The international community beyond the United Kingdom and our other coalition partners has played a limited role in Iraq. The United Nations—acting under Security Council Resolution 1546—has a small presence in Iraq; it has assisted in holding elections, drafting the constitution, organizing the government, and building institutions. The World Bank, which has committed a limited number of resources, has one and sometimes two staff in Iraq. The European Union has a representative there.

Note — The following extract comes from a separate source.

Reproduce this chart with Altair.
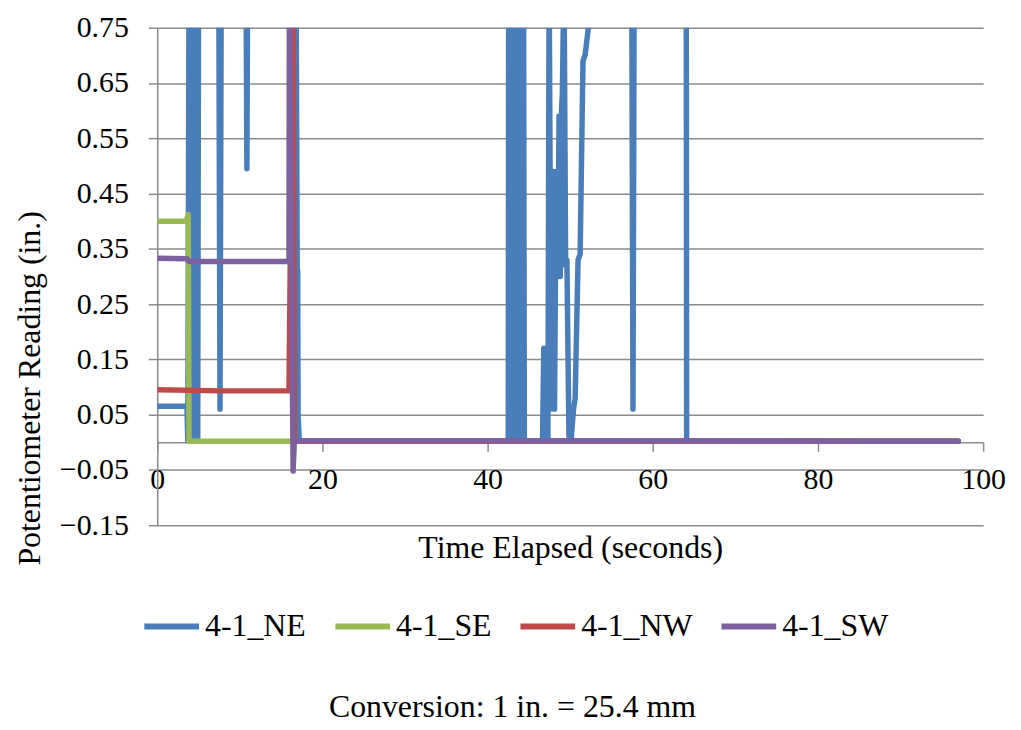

Several U.S.-based and international nongovernmental organizations have done excellent work within Iraq, operating under great hardship. Both Iraqi and international nongovernmental organizations play an important role in reaching across sectarian lines to enhance dialogue and understanding, and several U.S.-based organizations have employed substantial resources to help Iraqis develop their democracy. However, the participation of international nongovernmental organizations is constrained by the lack of security, and their Iraqi counterparts face a cumbersome and often politicized process of registration with the government.
The United Kingdom has dedicated an extraordinary amount of resources to Iraq and has made great sacrifices. In addition to 7,200 troops, the United Kingdom has a substantial diplomatic presence, particularly in Basra and the Iraqi southeast. The United Kingdom has been an active and key player at every stage of Iraq’s political development. U.K. officials told us that they remain committed to working for stability in Iraq, and will reduce their commitment of troops and resources in response to the situation on the ground.